Monday, August 31, 2009

The Personal Ad Files: Single Tabby Looking for Love!

Hey lady! You may think of me as your "pet cat", but I'm a fabulous single tabby, and I'm looking for love. I'm also looking for a way out of this dump. Since you have opposable thumbs and I don’t, I’m going to need you to get your big butt off the couch and place this ad for me in the local paper.

The ad should read:

I am a beautiful, single tabby with green eyes and long furs, looking to escape the mundane and boring existence that is my life. I enjoy hunting, fishing, catnaps, wine tasting, backyard barbecues, hot tubbing, culinary delights, bird watching, arts and crafts, pillows, and wicker furniture, just to name a few.

Ethnicity: Norwegian Forest Cat mixed with Feline Goddess

Height: 12 inches

Weight: None of your business! Did my human tell you to ask me that question?

Smoking: I'd love to, but my human doesn't think it's "healthy". Pffftttt.

Has Kids: No, but I just LOOOVVVE kittens! Delicious! Er, I mean, adorable!

Age: Again, none of your beeswax. Speaking of which, beeswax is delicious!

Body Type: Pear. I'm large-boned- you wanna make something of it?

Eye Color: You'll never know. I prefer to wear Jackie-O sunglasses.

Alcohol: Hey, you'd drink too if you lived in this dump.

Occupation: Blogger

Income Level: I receive payment in the form of cans of Fancy Feast. Can you believe that?!?

Martial Status: If I were anything other than single, would I be placing this ad?

Living Situation: Intolerable

Languages: Why, English, of course!

Astrological sign: Leo

Political Views: I give up. I mean, Socks got into The White House, and what did he do with his newfound power? Squandered it sleeping the day away and placing special orders with the White House Chef! Not that I would have done any differently, mind you.

Sense of humor: Not available


  1. Really you should have voted for me when I ran for president. Critters for Total World Domination is the only party to belong to!

    I think it is a fine personal ad and I am certain you will find the perfect male cat.

  2. I'll bet the Mancats are already lining up!

  3. Love it! Love, love, love your blog! Ariel, you're somewhat twisted personality is right up my ally! I'll be back for more!

  4. Oh Wow there's going to be a catfight in da Ozarks tonight. We have three handsome mancats looking for love. We have a Norweigian Forest kitty, a HUmongous Maine Coonish cat, and a rare Wannabe Persian kitty. They like everything you do except for da hot tub thingy, unless of course you fill it full of tuna.

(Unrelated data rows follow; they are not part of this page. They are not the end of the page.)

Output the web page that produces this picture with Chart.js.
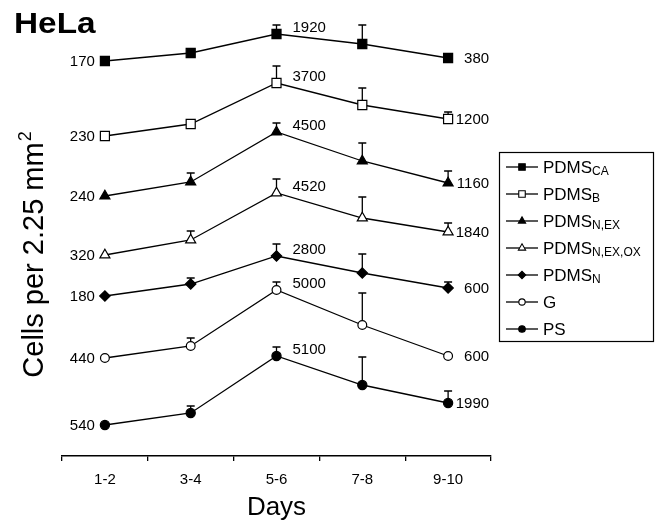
<!DOCTYPE html>
<html>
<head>
<meta charset="utf-8">
<script src="https://cdn.jsdelivr.net/npm/chart.js@4.4.1/dist/chart.umd.min.js"></script>
<style>
  html, body { margin: 0; padding: 0; background: #fff; }
  #wrap { width: 657px; height: 523px; position: relative; }
</style>
</head>
<body>
<div id="wrap"><canvas id="chart"></canvas></div>
<script>
// vertical position of each point = relative height
// (curves are drawn offset from each other, the real counts are the printed numbers)
const days = ["1-2", "3-4", "5-6", "7-8", "9-10"];
const seriesMain = ["PDMS", "PDMS", "PDMS", "PDMS", "PDMS", "G", "PS"];
const seriesSub = ["CA", "B", "N,EX", "N,EX,OX", "N", "", ""];

const posCA = [395, 403, 422, 412, 398];
const posB = [320, 332, 373, 351, 337];
const posNEX = [260, 274, 324, 295, 273];
const posNEXOX = [201, 216, 263, 238, 224];
const posN = [160, 172, 200, 183, 168];
const posG = [98, 110, 166, 131, 100];
const posPS = [31, 43, 100, 71, 53];

// upper error bars, same units
const errCA = [0, 0, 9, 19, 0];
const errB = [0, 4, 17, 17, 7];
const errNEX = [0, 9, 9, 18, 12];
const errNEXOX = [0, 9, 14, 21, 9];
const errN = [0, 6, 12, 19, 6];
const errG = [0, 8, 8, 32, 0];
const errPS = [0, 7, 9, 28, 12];

// cell counts printed next to the curves
const startCounts = [170, 230, 240, 320, 180, 440, 540];
const peakCounts = [1920, 3700, 4500, 4520, 2800, 5000, 5100];
const endCounts = [380, 1200, 1160, 1840, 600, 600, 1990];

const FONT = '"Liberation Sans", Arial, sans-serif';

const markers = [
  { pointStyle: "rect", filled: true, radius: 6.4 },
  { pointStyle: "rect", filled: false, radius: 6.4 },
  { pointStyle: "triangle", filled: true, radius: 5.8 },
  { pointStyle: "triangle", filled: false, radius: 5.8 },
  { pointStyle: "rectRot", filled: true, radius: 5.2 },
  { pointStyle: "circle", filled: false, radius: 4.4 },
  { pointStyle: "circle", filled: true, radius: 4.6 },
];

const positions = [posCA, posB, posNEX, posNEXOX, posN, posG, posPS];
const errors = [errCA, errB, errNEX, errNEXOX, errN, errG, errPS];

const datasets = positions.map((pos, i) => ({
  label: seriesMain[i] + seriesSub[i],
  data: pos,
  errors: errors[i],
  borderColor: "#000",
  borderWidth: 1.3,
  tension: 0,
  fill: false,
  pointStyle: markers[i].pointStyle,
  pointRadius: markers[i].radius,
  pointHoverRadius: markers[i].radius,
  pointBackgroundColor: markers[i].filled ? "#000" : "#fff",
  pointBorderColor: "#000",
  pointBorderWidth: 1.2,
  clip: false,
}));

function drawMarker(ctx, m, x, y, scale) {
  ctx.fillStyle = m.filled ? "#000" : "#fff";
  ctx.strokeStyle = "#000";
  ctx.lineWidth = 1.1;
  Chart.helpers.drawPoint(ctx, {
    pointStyle: m.pointStyle,
    radius: m.radius * scale,
    rotation: 0,
    borderWidth: 1.1,
  }, x, y);
}

const figurePlugin = {
  id: "figureText",
  beforeDatasetsDraw(chart) {
    const ctx = chart.ctx;
    const ys = chart.scales.y;
    ctx.save();
    ctx.strokeStyle = "#000";
    ctx.lineWidth = 1.3;
    chart.data.datasets.forEach((ds, i) => {
      const meta = chart.getDatasetMeta(i);
      ds.errors.forEach((e, j) => {
        if (!e) return;
        const p = meta.data[j];
        const top = ys.getPixelForValue(ds.data[j] + e);
        ctx.beginPath();
        ctx.moveTo(p.x, p.y);
        ctx.lineTo(p.x, top);
        ctx.moveTo(p.x - 4, top);
        ctx.lineTo(p.x + 4, top);
        ctx.stroke();
      });
    });
    ctx.restore();
  },
  afterDraw(chart) {
    const ctx = chart.ctx;
    ctx.save();
    ctx.fillStyle = "#000";

    // panel title (wide heavy face in the original)
    ctx.save();
    ctx.translate(14, 33);
    ctx.scale(1.15, 1);
    ctx.font = `bold 29px ${FONT}`;
    ctx.textAlign = "left";
    ctx.textBaseline = "alphabetic";
    ctx.fillText("HeLa", 0, 0);
    ctx.restore();

    // y title with superscript
    ctx.save();
    ctx.translate(35, 255);
    ctx.rotate(-Math.PI / 2);
    const yMain = "Cells per 2.25 mm";
    ctx.font = `29px ${FONT}`;
    const w1 = ctx.measureText(yMain).width;
    ctx.font = `18px ${FONT}`;
    const w2 = ctx.measureText("2").width;
    const x0 = -(w1 + w2) / 2;
    ctx.textBaseline = "middle";
    ctx.font = `29px ${FONT}`;
    ctx.fillText(yMain, x0, 0);
    ctx.font = `18px ${FONT}`;
    ctx.fillText("2", x0 + w1 + 1, -9);
    ctx.restore();

    // printed counts
    ctx.font = `15px ${FONT}`;
    ctx.textBaseline = "middle";
    chart.data.datasets.forEach((ds, i) => {
      const pts = chart.getDatasetMeta(i).data;
      ctx.textAlign = "right";
      ctx.fillText(String(startCounts[i]), pts[0].x - 10, pts[0].y + 1);
      ctx.textAlign = "left";
      ctx.fillText(String(peakCounts[i]), pts[2].x + 16, pts[2].y - 6);
      ctx.textAlign = "right";
      ctx.fillText(String(endCounts[i]), pts[4].x + 41, pts[4].y + 1);
    });

    // legend
    ctx.strokeStyle = "#000";
    ctx.lineWidth = 1.2;
    ctx.strokeRect(499.5, 152.5, 154, 189);
    seriesMain.forEach((name, i) => {
      const y = 167 + 27 * i;
      ctx.beginPath();
      ctx.strokeStyle = "#000";
      ctx.lineWidth = 1.3;
      ctx.moveTo(506, y);
      ctx.lineTo(538, y);
      ctx.stroke();
      drawMarker(ctx, markers[i], 522, y, 0.72);
      ctx.fillStyle = "#000";
      ctx.textAlign = "left";
      ctx.textBaseline = "middle";
      ctx.font = `17px ${FONT}`;
      ctx.fillText(name, 543, y + 1);
      if (seriesSub[i]) {
        const w = ctx.measureText(name).width;
        ctx.font = `12px ${FONT}`;
        ctx.fillText(seriesSub[i], 543 + w, y + 5);
      }
    });
    ctx.restore();
  },
};

new Chart(document.getElementById("chart"), {
  type: "line",
  data: { labels: days, datasets },
  options: {
    responsive: true,
    maintainAspectRatio: false,
    animation: false,
    layout: { padding: { left: 62, right: 166, top: 10, bottom: 0 } },
    plugins: {
      legend: { display: false },
      tooltip: { enabled: false },
      title: { display: false },
    },
    scales: {
      x: {
        type: "category",
        offset: true,
        afterFit(s) { s.height = 67; },
        grid: {
          offset: true,
          drawOnChartArea: false,
          drawTicks: true,
          tickLength: 5,
          color: "#000",
          lineWidth: 1.3,
        },
        border: { display: true, color: "#000", width: 1.5 },
        ticks: {
          color: "#000",
          padding: 10,
          font: { family: FONT, size: 15 },
          maxRotation: 0,
        },
        title: {
          display: true,
          text: "Days",
          color: "#000",
          font: { family: FONT, size: 26 },
          padding: { top: 0, bottom: 0 },
        },
      },
      y: {
        display: false,
        min: 0,
        max: 446,
      },
    },
  },
  plugins: [figurePlugin],
});
</script>
</body>
</html>
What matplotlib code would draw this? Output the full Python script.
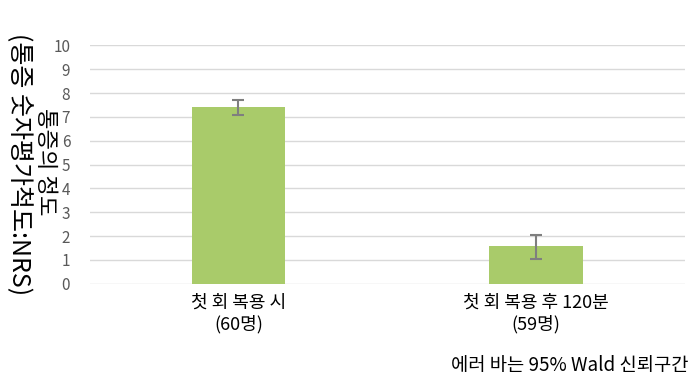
import matplotlib
matplotlib.use("Agg")
import matplotlib.pyplot as plt
import numpy as np

plt.rcParams['font.family'] = ['Noto Sans CJK KR', 'DejaVu Sans']

categories = ["첫 회 복용 시\n(60명)", "첫 회 복용 후 120분\n(59명)"]
values = [7.41, 1.58]
ci_low = [7.09, 1.04]
ci_high = [7.73, 2.06]
yticks = list(range(0, 11))

fig = plt.figure(figsize=(6.89, 3.92), dpi=100)
ax = fig.add_axes([0.130, 0.276, 0.864, 0.608])

x = np.arange(len(categories))
yerr = [np.array(values) - np.array(ci_low), np.array(ci_high) - np.array(values)]
ax.bar(x, values, width=0.315, color="#A9CB6A", zorder=2)
ax.errorbar(x, values, yerr=yerr, fmt="none", ecolor="#7F7F7F", elinewidth=1.5,
            capsize=4.5, capthick=1.5, zorder=3)

ax.set_xlim(-0.5, 1.5)
ax.set_ylim(0, 10)
ax.set_yticks(yticks)
ax.set_yticklabels([str(t) for t in yticks], color="#595959", fontsize=11)
ax.set_xticks(x)
ax.set_xticklabels(categories, fontsize=13, color="#000000", linespacing=1.25)
ax.tick_params(axis="x", length=0, pad=7)
ax.tick_params(axis="y", length=0, pad=14)
ax.grid(axis="y", color="#D9D9D9", linewidth=1, zorder=0)
for s in ax.spines.values():
    s.set_visible(False)

fig.text(0.027, 0.582, "(통증 숫자평가척도:NRS)", rotation=270, ha="center", va="center",
         fontsize=18, color="#000000", weight="medium")
fig.text(0.066, 0.587, "통증의 정도", rotation=270, ha="center", va="center",
         fontsize=16, color="#000000", weight="medium")
fig.text(0.999, 0.068, "에러 바는 95% Wald 신뢰구간", ha="right", va="center",
         fontsize=13.5, color="#000000")

fig.savefig("out.png", dpi=100)
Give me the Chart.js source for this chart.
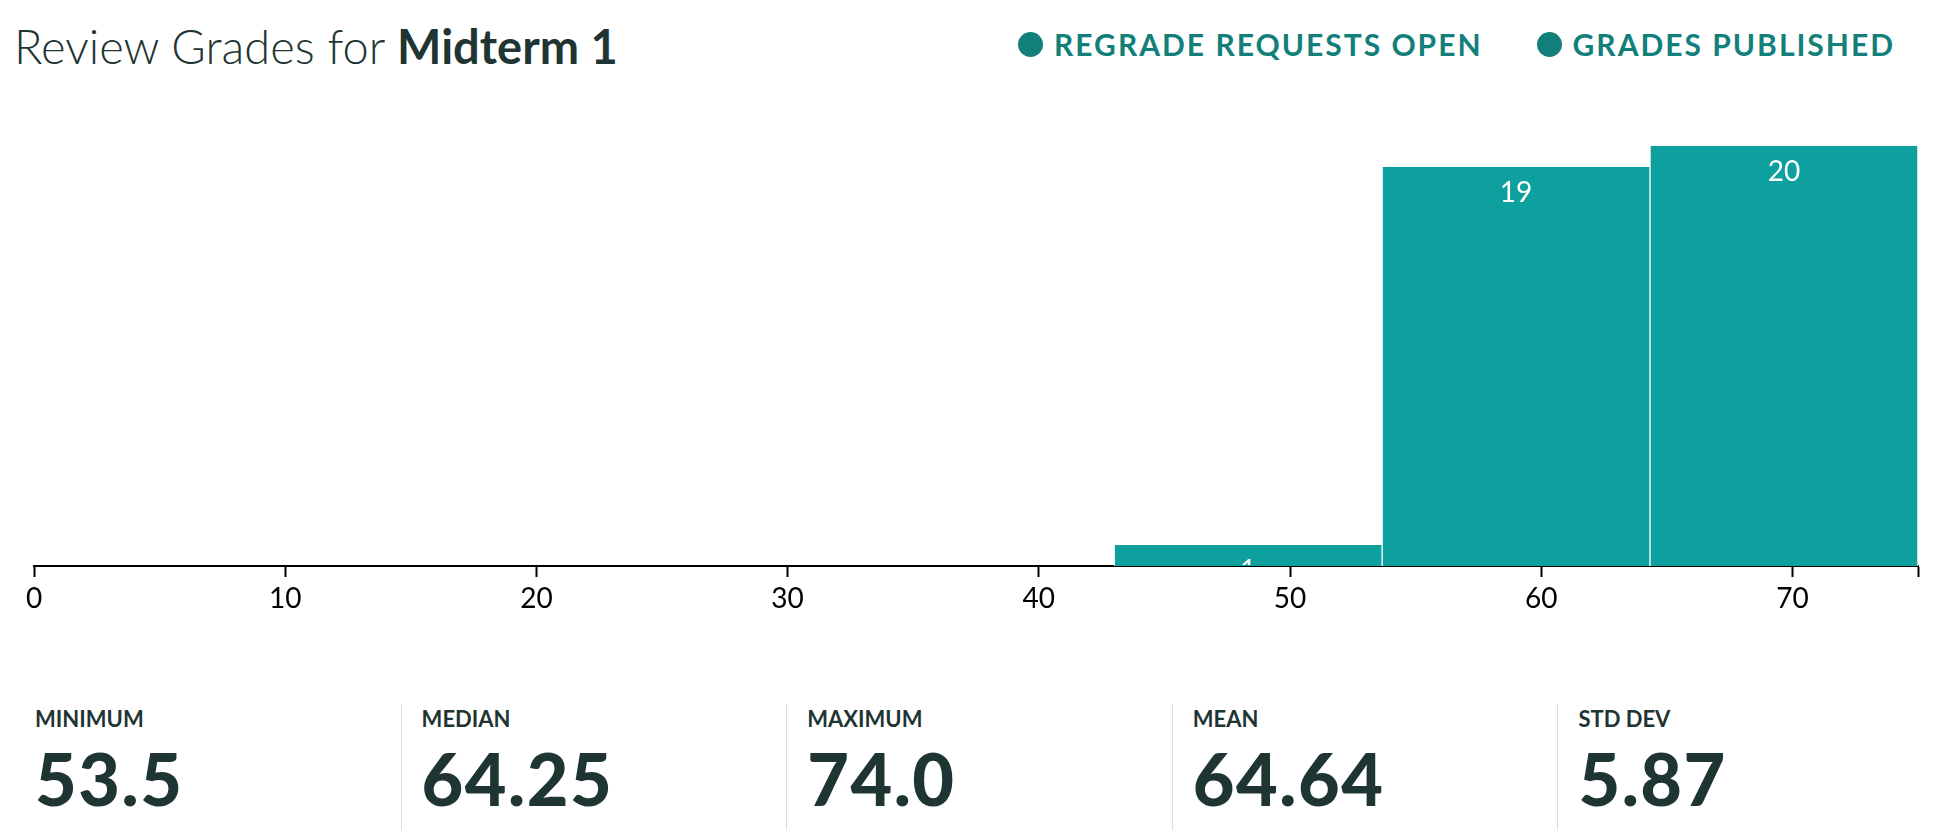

  5. Ariel, you are sure to find a fine mancat with that great ad!
    Btw, MOL!!!!

  6. You'll have Toms howling outside your window in no time!

  7. Uh oh...there's already a fight in the Ozarks! Thanks for stopping by my pawty earlier!! I hope you had a nice time and had plenty to eat and drink!!

  8. Well, I must say Dante is available, although he is being PURRsued by a few other female kitties from the CB. Your mama and his mama have purrverted senses of humour, so maybe you and he would be a good match.

    What do you think?

    P.S. Dante doesn't know about this yet. He's too afraid of rejection, so I thought I'd find out for him first.